Oft fühlen sich einzelne Lehrkräfte wenig einflussreich, gerade in der zuletzt erlebten Krise. Aber schon der Dalai Lama brachte das Beispiel, dass auch Kleines Großes bewirken kann, wieviel beispielsweise eine Mücke ausmachen kann, wenn man schlafen möchte. Eine Lehrkraft kann für ihren Unterricht sehr viel ausrichten, wenn sie so unterrichtet, wie es ihren Idealen wirklich entspricht. Was war die eigene Vision als Lehrkraft, mit der wir das Studium begonnen, das Referendariat gemeistert haben? Was wollten wir verändern, erreichen? Für wen wollten wir einen Unterschied machen? Das eigene WHY, also warum genau mache ich meinen Beruf, für wen möchte ich etwas verändern, kann sehr kraftspendend sein.
Bei der gelingenden Arbeit mit Kindern und Jugendlichen, aus den leuchtenden Augen oder auch mal rauchenden Köpfen und dem Gefühl, gemeinsam weiter zu kommen, können Pädagog*innen eine sehr sinnstiftende Tätigkeit erleben. Darüber hinaus ist es wichtig und macht resilienter, Verbündete zu finden, im eigenen Jahrgang, im Kollegium oder auch außerhalb wie beispielsweise im #twitterlehrerzimmer.
Was ist wichtig für die Schule der Zukunft?
Du hast in deinem Buch mit verschiedenen Personen gesprochen – von Bildungsexpert*innen über Schulleitungen und Schüler*innen bis hin zu Eltern. Was kam dabei heraus?
Viele Menschen sind sich einig, von Prof. Andreas Schleicher (Chef der PISA-Studie) über Margret Rasfeld bis zur Mutter des Jungen im Autismus-Spektrum und den hessischen Landesschulsprechern. Sie wünschen sich eine Veränderung in Schulen, aus ganz unterschiedlichen Perspektiven und Ursachengefügen: Weil sie der Meinung sind, dass es zu viele Verlierer*innen des Bildungssystems gibt, weil die Burnout-Rate bei Kindern und bei Lehrkräften steigt, weil das Bildungssystem immer noch nicht gerecht funktioniert oder weil der Unterricht sich zu wenig verändert hat. Ich habe aus allen Interviews viel gelernt, die Erkenntnisse gesammelt und in 17 Thesen für eine veränderte Schule zusammengefasst und in einer Grafik visualisiert. Ich nenne sie den BETA-Zirkel:
Darin stehen Menschen und das gemeinsame Tun im Mittelpunkt, da alle Begegnungen Lernsituationen darstellen, also auch wie wir Streit klären, wie das Schulgebäude aussieht, wer wie unterstützt wird oder Mitsprache hat zum Beispiel und auch was wir auslassen und wer eher übersehen wird.
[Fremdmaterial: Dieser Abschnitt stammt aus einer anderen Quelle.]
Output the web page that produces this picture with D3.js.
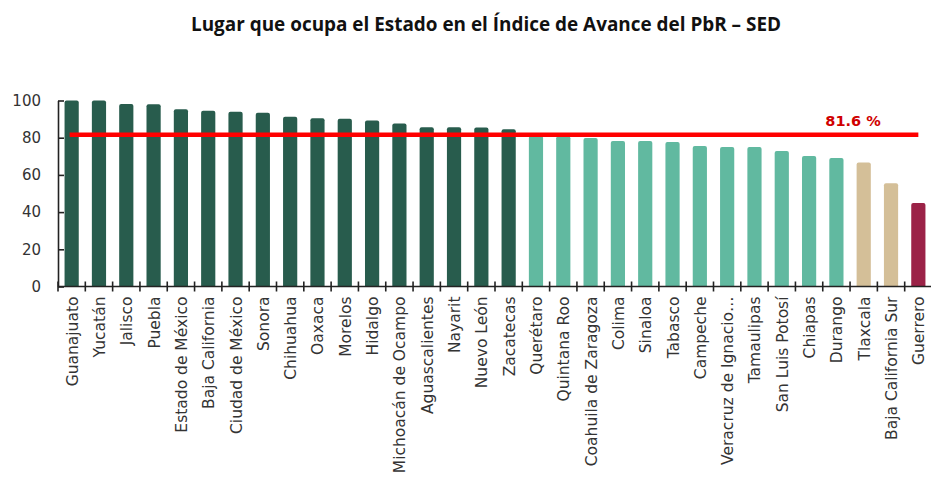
<!DOCTYPE html>
<html>
  <head>
    <meta charset="utf-8">
    <style type="text/css">
      body { margin: 0; background: #fff; }
      .axis path, .axis line { stroke: #222; stroke-width: 1.6; }
      .axis text { fill: #333; font-family: "DejaVu Sans", sans-serif; }
    </style>
  </head>
  <body>
    <script src="https://d3js.org/d3.v7.min.js"></script>
    <script>
      // data
      var estados = ["Guanajuato", "Yucatán", "Jalisco", "Puebla", "Estado de México",
        "Baja California", "Ciudad de México", "Sonora", "Chihuahua", "Oaxaca",
        "Morelos", "Hidalgo", "Michoacán de Ocampo", "Aguascalientes", "Nayarit",
        "Nuevo León", "Zacatecas", "Querétaro", "Quintana Roo", "Coahuila de Zaragoza",
        "Colima", "Sinaloa", "Tabasco", "Campeche", "Veracruz de Ignacio…",
        "Tamaulipas", "San Luis Potosí", "Chiapas", "Durango", "Tlaxcala",
        "Baja California Sur", "Guerrero"];
      var valores = [100, 100, 98.1, 98.0, 95.3, 94.5, 94.0, 93.4, 91.3, 90.4,
        90.2, 89.3, 87.7, 85.6, 85.6, 85.5, 84.5, 81.0, 80.8, 79.8,
        78.2, 78.2, 77.7, 75.5, 75.0, 75.0, 72.8, 70.2, 69.1, 66.6,
        55.5, 44.9];
      // group of each bar: 0 above average, 1 middle, 2 low, 3 lowest
      var grupo = [0,0,0,0,0,0,0,0,0,0,0,0,0,0,0,0,0,1,1,1,1,1,1,1,1,1,1,1,1,2,2,3];
      var promedio = 81.6;
      var yTicks = [0, 20, 40, 60, 80, 100];
      var colores = ["#285c4d", "#61b9a0", "#d4bf98", "#9b2247"];

      var width = 931, height = 479;
      var margin = {top: 100, right: 0, bottom: 193, left: 58};

      var svg = d3.select("body").append("svg")
        .attr("width", width)
        .attr("height", height);

      svg.append("text")
        .attr("x", 486)
        .attr("y", 31)
        .attr("text-anchor", "middle")
        .attr("textLength", 590)
        .attr("lengthAdjust", "spacingAndGlyphs")
        .style("font-family", "'Liberation Sans Narrow', 'Open Sans', sans-serif")
        .style("font-weight", "bold")
        .style("font-size", "20px")
        .style("fill", "#111")
        .text("Lugar que ocupa el Estado en el Índice de Avance del PbR – SED");

      var x = d3.scaleBand()
        .domain(estados)
        .range([margin.left, 932])
        .paddingInner(0.48)
        .paddingOuter(0.24);

      var y = d3.scaleLinear()
        .domain([0, 100])
        .range([286.5, 100.5]);

      var datos = estados.map(function(e, i) {
        return {estado: e, valor: valores[i], grupo: grupo[i]};
      });

      // bars with slightly rounded tops
      function barPath(d) {
        var x0 = x(d.estado), w = x.bandwidth(), y0 = y(d.valor), y1 = y(0), r = 2;
        return "M" + x0 + "," + y1 + "V" + (y0 + r) +
          "Q" + x0 + "," + y0 + " " + (x0 + r) + "," + y0 +
          "H" + (x0 + w - r) +
          "Q" + (x0 + w) + "," + y0 + " " + (x0 + w) + "," + (y0 + r) +
          "V" + y1 + "Z";
      }

      svg.append("g")
        .selectAll("path")
        .data(datos)
        .enter()
        .append("path")
        .attr("d", barPath)
        .style("fill", function(d) { return colores[d.grupo]; });

      // y axis
      var yAxis = svg.append("g")
        .attr("class", "axis")
        .attr("transform", "translate(" + margin.left + ",0)")
        .call(d3.axisLeft(y).tickValues(yTicks).tickSize(-6).tickPadding(17).tickSizeOuter(0));
      yAxis.selectAll("text").style("font-size", "15px");

      // x axis, ticks between bands crossing the line
      var xAxis = svg.append("g")
        .attr("class", "axis")
        .attr("transform", "translate(0," + y(0) + ")");
      xAxis.append("line")
        .attr("x1", margin.left).attr("x2", 932)
        .attr("y1", 0).attr("y2", 0);
      xAxis.selectAll(".tk")
        .data(estados)
        .enter()
        .append("line")
        .attr("class", "tk")
        .attr("x1", function(d) { return x(d) - x.step() * x.paddingInner() / 2; })
        .attr("x2", function(d) { return x(d) - x.step() * x.paddingInner() / 2; })
        .attr("y1", -5).attr("y2", 5);
      xAxis.selectAll(".lbl")
        .data(estados)
        .enter()
        .append("text")
        .attr("class", "lbl")
        .attr("transform", function(d) {
          return "translate(" + (x(d) + x.bandwidth() / 2 + 6) + ",10) rotate(-90)";
        })
        .attr("text-anchor", "end")
        .style("font-size", "15.5px")
        .text(function(d) { return d; });

      // average line
      svg.append("line")
        .attr("x1", x(estados[0]) + x.bandwidth() / 2 - 2)
        .attr("x2", x(estados[estados.length - 1]) + x.bandwidth() / 2)
        .attr("y1", y(promedio))
        .attr("y2", y(promedio))
        .style("stroke", "#ff0000")
        .style("stroke-width", 4.5);

      svg.append("text")
        .attr("x", 853)
        .attr("y", y(promedio) - 9)
        .attr("text-anchor", "middle")
        .style("font-family", "'DejaVu Sans', sans-serif")
        .style("font-weight", "bold")
        .style("font-size", "14.5px")
        .style("fill", "#d00000")
        .text(promedio + " %");
    </script>
  </body>
</html>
Im Innenkreis stehen die Menschen im Dreieck zwischen Sache, Beziehung und Entwicklung. Schule versteht den Unterricht häufig als sachorientiert, also das Lernen über Dinge und Zusammenhänge, viele Schulen fokussieren daneben auch noch die sozialen Beziehungen, also wer mit wem lernt, wie wir miteinander umgehen.
Darüber hinaus ist aber auch die Entwicklungsorientierung wichtig, wie wir Kinder und Jugendliche unterstützen, ihre ganz persönlichen Talente zu entdecken, eigene Wege zu finden, so dass jede und jeder nach dem Schulabschluss weiß: Darin bin ich besonders gut, dafür würde ein Team mich für eine Kooperation auswählen, das kann mein Beitrag sein. Dieses Dreieck kann man auch auf die Ebene der zweiten Ordnung des Kollegiums übertragen, das sich sachlich-fachlich weiterentwickeln soll, kooperativ-kollegial dabei weiter kommt und die einzelnen Persönlichkeiten in ihren Stärken anerkennt und fördert.
Im Außenkreis findet man im BETA-Zirkel schließlich die förderlichen Bedingungen, die gute Schulen brauchen. Sie können als Faktoren hemmend oder unterstützend wirken. Es gibt allerdings auch Schulen, die sich im Innenkreis, also aus dem eigenen System und aus eigener Kraft auch bei widrigen Umständen sehr innovativ entwickelt haben! Hier sind einige Brennpunktschulen zu finden, die aus der Not kreativ wurden. Es macht Mut, diese Schulen anzuschauen, gute Ideen zu adaptieren und anzupassen, wie es für das eigene System Schule passen kann. Auch hier wünsche ich allen Leser*innen den Mut, Neues zu wagen, auch Fehler oder Irrwege in Kauf zu nehmen, auch wenn wir die wahrscheinlich berufsbedingt nicht besonders mögen.